OK, it doesn’t make much sense, especially not in context (why is Lumpy watching a cartoon about his brother’s adventures?), but the point is, it’s by far the best part of the special. The scenes in the alien city play out like second-rate Ralph Bakshi, and that’s really the best you can hope for. But then, far too quickly, Boba Fett flies away for some reason, and it’s over. And it’s back to The Diary of Lumpy Frank (Schindler’s Wookiee?) as Stormtroopers needlessly tear the head off of Lumpy’s Bantha toy and barge back out. Which means it’s time for another random, unfunny skit starring Harvey Korman as a malfunctioning robot who has to flap his arms a lot!

These skits just go on forever, killing the special’s nonexistent momentum, and making you feel very embarrassed for poor Harvey Korman. (Luckily for Korman, he would go on to such comparatively dignified roles as “Captain Blythe” in Herbie Goes Bananas and “Professor Balls” in those Pink Panther movies they made after Peter Sellers’ death.) Inexplicably, the Wookiees’ telescreen starts droning on about a “live broadcast” that’s required viewing for Stormtroopers. And since a bunch of Stormtroopers are hanging around, they congregate near the telescreen and watch it.

The broadcast is initially described as if it were an ethnographic study of some distant outpost of the Empire. And indeed, it does take place in the Mos Eisley cantina, featuring many of the weird aliens you remember from Episode IV. But then the gruesome truth is revealed: it’s actually another “comedy” skit, plus a song, starring Bea Arthur as a bartender and Harvey Korman as an obsessive, Travis Bickle-esque patron who drinks out of a blowhole in his scalp. (Again, several words I had once hoped never to use in such close proximity.) After some banter, we get to the song, “Good Night but Not Goodbye,” which amounts to the Tattooine equivalent of “Closing Time” by the Minneapolis-based band Semisonic.

This was about the point where Ashley and I looked at the time left in the video and started cackling, “So close, so close, we’ve almost made it!” Han and Chewbacca finally arrive in time to easily dispatch a single Stormtrooper via Railing Kill – which is exactly the kind of thrilling action sequence you were waiting for after an hour and a half of soul-dismembering dreck, right? Han heart-warmingly wishes the family a happy Life Day, Art Carney briefly reappears, and then that ol’ reality rug is really pulled out from under us, as the Wookiees magically have red cult robes on, walk out into space, and end up in a fog-drenched Life Day celebration chamber!

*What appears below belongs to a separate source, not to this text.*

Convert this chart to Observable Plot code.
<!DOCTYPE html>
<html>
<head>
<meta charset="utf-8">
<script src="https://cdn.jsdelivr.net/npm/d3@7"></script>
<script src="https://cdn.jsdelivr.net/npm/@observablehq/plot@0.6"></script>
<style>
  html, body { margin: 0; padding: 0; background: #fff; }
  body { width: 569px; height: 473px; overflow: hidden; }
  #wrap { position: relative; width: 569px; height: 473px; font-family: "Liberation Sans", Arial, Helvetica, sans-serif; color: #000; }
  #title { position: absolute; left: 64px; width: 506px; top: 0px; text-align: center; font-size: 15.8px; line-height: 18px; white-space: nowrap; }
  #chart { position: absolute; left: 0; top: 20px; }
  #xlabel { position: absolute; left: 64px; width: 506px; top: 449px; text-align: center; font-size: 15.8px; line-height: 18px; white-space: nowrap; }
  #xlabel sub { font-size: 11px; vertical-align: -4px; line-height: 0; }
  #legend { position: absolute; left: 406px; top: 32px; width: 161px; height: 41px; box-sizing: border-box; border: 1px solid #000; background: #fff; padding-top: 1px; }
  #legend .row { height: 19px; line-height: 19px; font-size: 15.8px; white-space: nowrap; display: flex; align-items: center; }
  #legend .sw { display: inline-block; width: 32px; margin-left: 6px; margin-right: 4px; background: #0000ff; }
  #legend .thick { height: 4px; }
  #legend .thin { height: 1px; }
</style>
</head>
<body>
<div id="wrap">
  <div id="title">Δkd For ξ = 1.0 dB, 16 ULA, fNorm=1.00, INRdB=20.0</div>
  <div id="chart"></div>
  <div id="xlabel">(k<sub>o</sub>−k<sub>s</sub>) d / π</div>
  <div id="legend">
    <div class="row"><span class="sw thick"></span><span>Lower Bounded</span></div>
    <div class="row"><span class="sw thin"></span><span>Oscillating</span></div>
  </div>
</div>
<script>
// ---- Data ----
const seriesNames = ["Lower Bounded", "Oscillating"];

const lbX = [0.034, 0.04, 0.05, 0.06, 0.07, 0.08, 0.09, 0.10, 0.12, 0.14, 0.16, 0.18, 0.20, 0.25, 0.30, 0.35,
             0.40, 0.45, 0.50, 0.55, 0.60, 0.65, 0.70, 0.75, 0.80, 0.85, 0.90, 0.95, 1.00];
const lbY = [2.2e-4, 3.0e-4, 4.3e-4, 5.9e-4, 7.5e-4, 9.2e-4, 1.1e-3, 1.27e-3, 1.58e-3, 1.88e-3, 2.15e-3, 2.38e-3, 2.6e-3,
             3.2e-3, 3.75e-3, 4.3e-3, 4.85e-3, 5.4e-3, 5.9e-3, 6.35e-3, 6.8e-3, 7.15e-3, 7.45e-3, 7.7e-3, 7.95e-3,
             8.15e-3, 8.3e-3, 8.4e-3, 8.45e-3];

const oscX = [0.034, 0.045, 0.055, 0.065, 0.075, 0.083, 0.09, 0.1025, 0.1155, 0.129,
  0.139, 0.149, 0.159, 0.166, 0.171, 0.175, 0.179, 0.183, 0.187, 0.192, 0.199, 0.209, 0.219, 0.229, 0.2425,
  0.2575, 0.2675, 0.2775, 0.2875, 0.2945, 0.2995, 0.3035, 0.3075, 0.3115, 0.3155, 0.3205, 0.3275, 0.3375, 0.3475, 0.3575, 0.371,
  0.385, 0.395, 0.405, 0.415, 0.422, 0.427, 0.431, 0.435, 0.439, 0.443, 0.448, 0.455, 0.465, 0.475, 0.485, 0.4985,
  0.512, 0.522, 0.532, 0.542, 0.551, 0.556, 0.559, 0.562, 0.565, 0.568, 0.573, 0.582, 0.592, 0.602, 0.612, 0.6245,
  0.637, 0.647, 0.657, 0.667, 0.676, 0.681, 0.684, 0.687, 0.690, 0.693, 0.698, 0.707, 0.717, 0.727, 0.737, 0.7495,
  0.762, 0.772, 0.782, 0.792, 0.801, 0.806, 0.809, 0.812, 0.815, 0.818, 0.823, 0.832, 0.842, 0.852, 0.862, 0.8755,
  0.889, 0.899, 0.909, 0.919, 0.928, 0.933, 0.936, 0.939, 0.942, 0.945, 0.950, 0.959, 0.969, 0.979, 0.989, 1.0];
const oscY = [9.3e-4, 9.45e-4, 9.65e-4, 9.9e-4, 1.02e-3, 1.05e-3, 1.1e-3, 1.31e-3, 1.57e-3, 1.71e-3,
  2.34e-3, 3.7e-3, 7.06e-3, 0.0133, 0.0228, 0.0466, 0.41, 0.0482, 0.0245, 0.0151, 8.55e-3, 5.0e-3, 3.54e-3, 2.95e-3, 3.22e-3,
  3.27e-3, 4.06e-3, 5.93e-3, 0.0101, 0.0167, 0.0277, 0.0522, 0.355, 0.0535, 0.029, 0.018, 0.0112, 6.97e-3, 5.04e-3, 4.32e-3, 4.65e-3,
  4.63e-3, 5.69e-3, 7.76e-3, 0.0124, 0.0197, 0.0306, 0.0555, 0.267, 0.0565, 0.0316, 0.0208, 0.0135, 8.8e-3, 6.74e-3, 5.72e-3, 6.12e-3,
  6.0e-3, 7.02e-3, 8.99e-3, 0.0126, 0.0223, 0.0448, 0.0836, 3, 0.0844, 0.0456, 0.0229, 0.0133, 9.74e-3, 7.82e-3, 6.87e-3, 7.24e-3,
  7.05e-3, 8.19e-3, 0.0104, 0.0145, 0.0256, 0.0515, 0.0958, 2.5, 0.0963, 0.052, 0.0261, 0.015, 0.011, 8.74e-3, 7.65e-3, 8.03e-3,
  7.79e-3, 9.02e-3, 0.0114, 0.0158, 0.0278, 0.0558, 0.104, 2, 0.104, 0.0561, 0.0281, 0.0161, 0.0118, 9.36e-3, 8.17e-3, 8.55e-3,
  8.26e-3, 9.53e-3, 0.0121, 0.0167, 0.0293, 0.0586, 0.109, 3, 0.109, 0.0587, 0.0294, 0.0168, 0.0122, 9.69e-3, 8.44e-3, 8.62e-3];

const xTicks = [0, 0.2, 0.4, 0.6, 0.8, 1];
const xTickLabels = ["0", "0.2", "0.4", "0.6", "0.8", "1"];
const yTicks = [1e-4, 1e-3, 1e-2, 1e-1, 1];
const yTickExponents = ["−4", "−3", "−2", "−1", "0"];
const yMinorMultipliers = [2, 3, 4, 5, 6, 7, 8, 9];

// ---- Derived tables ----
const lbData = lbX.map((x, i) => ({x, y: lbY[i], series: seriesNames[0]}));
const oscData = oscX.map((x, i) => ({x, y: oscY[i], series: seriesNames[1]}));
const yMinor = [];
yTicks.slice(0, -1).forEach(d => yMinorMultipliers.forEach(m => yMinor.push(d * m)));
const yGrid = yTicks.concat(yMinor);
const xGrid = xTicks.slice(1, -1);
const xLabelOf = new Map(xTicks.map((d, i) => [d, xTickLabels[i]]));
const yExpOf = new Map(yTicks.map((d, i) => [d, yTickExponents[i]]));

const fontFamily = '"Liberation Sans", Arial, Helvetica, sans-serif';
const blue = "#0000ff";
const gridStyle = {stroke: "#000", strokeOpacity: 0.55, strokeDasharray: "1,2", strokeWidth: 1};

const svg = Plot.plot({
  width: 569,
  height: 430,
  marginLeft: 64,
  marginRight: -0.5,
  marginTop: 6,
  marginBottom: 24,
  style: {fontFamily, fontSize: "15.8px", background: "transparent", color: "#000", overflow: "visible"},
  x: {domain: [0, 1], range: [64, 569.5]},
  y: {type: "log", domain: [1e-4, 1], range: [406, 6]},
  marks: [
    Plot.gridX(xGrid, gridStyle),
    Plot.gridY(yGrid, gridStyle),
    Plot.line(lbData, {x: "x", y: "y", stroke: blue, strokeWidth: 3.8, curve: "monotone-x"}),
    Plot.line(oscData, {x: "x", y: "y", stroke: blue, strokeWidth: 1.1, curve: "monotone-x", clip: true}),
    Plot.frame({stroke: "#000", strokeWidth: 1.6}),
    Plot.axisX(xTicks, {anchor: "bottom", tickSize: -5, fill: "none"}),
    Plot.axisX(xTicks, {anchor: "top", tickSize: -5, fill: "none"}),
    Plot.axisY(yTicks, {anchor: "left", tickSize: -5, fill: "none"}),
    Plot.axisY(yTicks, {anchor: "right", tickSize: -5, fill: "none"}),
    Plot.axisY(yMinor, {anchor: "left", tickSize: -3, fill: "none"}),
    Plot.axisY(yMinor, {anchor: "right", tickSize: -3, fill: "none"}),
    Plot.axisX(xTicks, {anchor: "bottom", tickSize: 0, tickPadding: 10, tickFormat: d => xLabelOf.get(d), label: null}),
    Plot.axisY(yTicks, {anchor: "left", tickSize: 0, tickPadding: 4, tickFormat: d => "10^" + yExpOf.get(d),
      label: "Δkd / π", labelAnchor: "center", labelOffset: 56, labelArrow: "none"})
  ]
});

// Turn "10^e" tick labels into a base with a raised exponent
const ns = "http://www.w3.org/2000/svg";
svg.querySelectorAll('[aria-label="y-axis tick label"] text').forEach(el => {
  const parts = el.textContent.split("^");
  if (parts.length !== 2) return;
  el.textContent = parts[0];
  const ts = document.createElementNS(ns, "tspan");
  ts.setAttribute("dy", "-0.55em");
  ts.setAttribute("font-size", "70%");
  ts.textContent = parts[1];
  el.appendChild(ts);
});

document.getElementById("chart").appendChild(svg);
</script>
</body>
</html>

As the viewer squints, disoriented, at the screen, C-3PO waxes philosophical about his inability to fully enjoy Life Day, and Princess Leia gives a dull monologue full of words like “life,” “hope,” “love,” and “life,” concluding with “This is the promise of the Tree of Life.” Finally, we get the big pay-off, as Leia sings a big, stupid Life Day son, set very roughly to the tune of John Williams’ original Star Wars theme. Some sample lyrics:

A day that brings the promise that one day we’ll be free

To live, to laugh, to dream, to grow, to trust, to love, to live, to be!

I’m thinking this was not exactly penned by Cole Porter. Maybe it’s awkwardly translated out of Shyriihook?

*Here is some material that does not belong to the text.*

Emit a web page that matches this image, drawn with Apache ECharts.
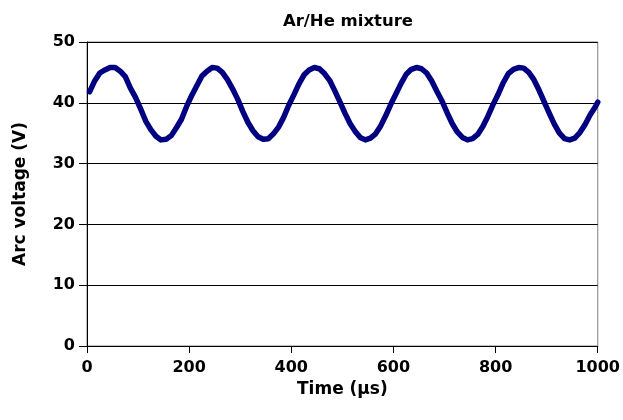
<!DOCTYPE html>
<html>
<head>
<meta charset="utf-8">
<script src="https://cdn.jsdelivr.net/npm/echarts@6/dist/echarts.min.js"></script>
<style>
html,body{margin:0;padding:0;background:#fff;}
#chart{width:623px;height:420px;}
</style>
</head>
<body>
<div id="chart"></div>
<script>
var titleText = 'Ar/He mixture';
var xName = 'Time (\u00b5s)';
var yName = 'Arc voltage (V)';
var xTicks = [0, 200, 400, 600, 800, 1000];
var yTicks = [0, 10, 20, 30, 40, 50];

var times = [
  5, 15, 25, 35, 45, 55, 65, 75, 85, 95, 105, 115, 125, 135, 145, 155, 165, 175, 185, 195,
  205, 215, 225, 235, 245, 255, 265, 275, 285, 295, 305, 315, 325, 335, 345, 355, 365, 375, 385, 395,
  405, 415, 425, 435, 445, 455, 465, 475, 485, 495, 505, 515, 525, 535, 545, 555, 565, 575, 585, 595,
  605, 615, 625, 635, 645, 655, 665, 675, 685, 695, 705, 715, 725, 735, 745, 755, 765, 775, 785, 795,
  805, 815, 825, 835, 845, 855, 865, 875, 885, 895, 905, 915, 925, 935, 945, 955, 965, 975, 985, 995,
  1000
];
var voltage = [
  41.8, 43.6, 44.9, 45.4, 45.8, 45.8, 45.2, 44.3, 42.4, 40.9, 39.0, 37.0, 35.6, 34.5, 33.9, 34.0, 34.6, 35.9, 37.3, 39.4,
  41.2, 42.8, 44.4, 45.2, 45.8, 45.7, 45.0, 43.8, 42.3, 40.6, 38.6, 36.8, 35.4, 34.4, 34.0, 34.1, 34.9, 36.0, 37.6, 39.6,
  41.3, 43.1, 44.6, 45.4, 45.8, 45.6, 44.8, 43.7, 42.0, 40.2, 38.3, 36.6, 35.3, 34.3, 33.9, 34.2, 34.9, 36.2, 37.9, 39.8,
  41.5, 43.2, 44.7, 45.5, 45.8, 45.6, 44.9, 43.6, 41.9, 40.3, 38.4, 36.6, 35.2, 34.3, 33.9, 34.1, 34.8, 36.1, 37.8, 39.7,
  41.4, 43.3, 44.8, 45.5, 45.8, 45.7, 45.0, 43.8, 42.1, 40.2, 38.3, 36.5, 35.0, 34.1, 33.9, 34.2, 35.1, 36.4, 38.0, 39.3,
  40.1
];

var data = times.map(function (t, i) { return [t, voltage[i]]; });
var FONT = '"DejaVu Sans", "Liberation Sans", Arial, sans-serif';

var chart = echarts.init(document.getElementById('chart'), null, {renderer: 'canvas'});
chart.setOption({
  animation: false,
  backgroundColor: '#ffffff',
  title: {
    text: titleText,
    left: 343,
    top: 8,
    textAlign: 'center',
    textStyle: {fontFamily: FONT, fontWeight: 'bold', fontSize: 16.5, color: '#000'}
  },
  grid: {
    left: 87, right: 24, top: 42, bottom: 74,
    show: true, borderColor: '#808080', borderWidth: 1, backgroundColor: 'transparent'
  },
  xAxis: {
    type: 'value',
    min: xTicks[0], max: xTicks[xTicks.length - 1], interval: 200,
    name: xName, nameLocation: 'middle', nameGap: 27,
    nameTextStyle: {fontFamily: FONT, fontWeight: 'bold', fontSize: 17, color: '#000'},
    axisLine: {show: true, lineStyle: {color: '#000', width: 1}},
    axisTick: {show: true, inside: false, length: 7, lineStyle: {color: '#000', width: 1}},
    axisLabel: {fontFamily: FONT, fontWeight: 'bold', fontSize: 16, color: '#000', margin: 14,
      formatter: function (v) { return String(v); }},
    splitLine: {show: false}
  },
  yAxis: {
    type: 'value',
    min: yTicks[0], max: yTicks[yTicks.length - 1], interval: 10,
    name: yName, nameLocation: 'middle', nameGap: 58,
    nameTextStyle: {fontFamily: FONT, fontWeight: 'bold', fontSize: 17, color: '#000'},
    axisLine: {show: true, lineStyle: {color: '#000', width: 1}},
    axisTick: {show: true, inside: false, length: 8, lineStyle: {color: '#000', width: 1}},
    axisLabel: {fontFamily: FONT, fontWeight: 'bold', fontSize: 16, color: '#000', margin: 12,
      formatter: function (v) { return String(v); }},
    splitLine: {show: true, lineStyle: {color: '#000', width: 1}}
  },
  series: [{
    type: 'line',
    data: data,
    showSymbol: false,
    smooth: false,
    lineStyle: {color: '#000080', width: 5.5, join: 'round', cap: 'round'},
    itemStyle: {color: '#000080'}
  }]
});
</script>
</body>
</html>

Somehow, the special continues even after she finishes singing. We get Chewbacca taking an extended look back at his own life, allowing for liberal repetition of clips from Episode IV. Then the Chewbacca clan returns to its home, where they sit together around a table filled with glowing objects. Just look at all that crass commercialization of Life Day. And at long, long last, the credits roll. Never was there a sweeter feeling than experiencing two hours of unmitigated torment and knowing that it’s finally over. Also, having a list of ending credits is like knowing who to blame. In fact, there’s a fun game Ashley and I played.

Director Steve Binder, shame on you!

Songwriter Mitzi Welch, shame on you!

Assistant art director Leslie Parsons, shame on you!

Choreographer David Winters, shame on you!

Script supervisor Sheila Lauder, shame on you!

You can do this for quite a while. In fact, by itself, it’s far more enjoyable than every second of the special itself. Sure, maybe these people were just doing it for the money. But I don’t see how that excuses participating in such an overwhelmingly atrocious venture. Hopefully they don’t make a mistake that egregious again, but even so… for shame. You too, hairstylist Evelyn Trimmer. That said, I will now try as hard as I can to block the whole damn experience from my memory. Maybe I’ll accidentally forget my sophomore year of college too. I don’t care; it’ll be worth it.

If you’re up for a better-than-miserable Christmas experience, there’s always the classics. Like Santa Claus. The Mexican one, from the ’50s. As featured on MST3K. OK, maybe the movie itself sucks, but there’s nothing like Mike and the bots singing and enjoying space snow to put you in the holiday mood. Alternatively, you can turn to Christmas music like Jonathan Coulton’s dystopian carol “Chiron Beta Prime,” or better yet, an entire movie full of suitably dark Christmas-y songs: Henry Selick’s The Nightmare Before Christmas.

Happy holidays, from Pussy Goes Grrr!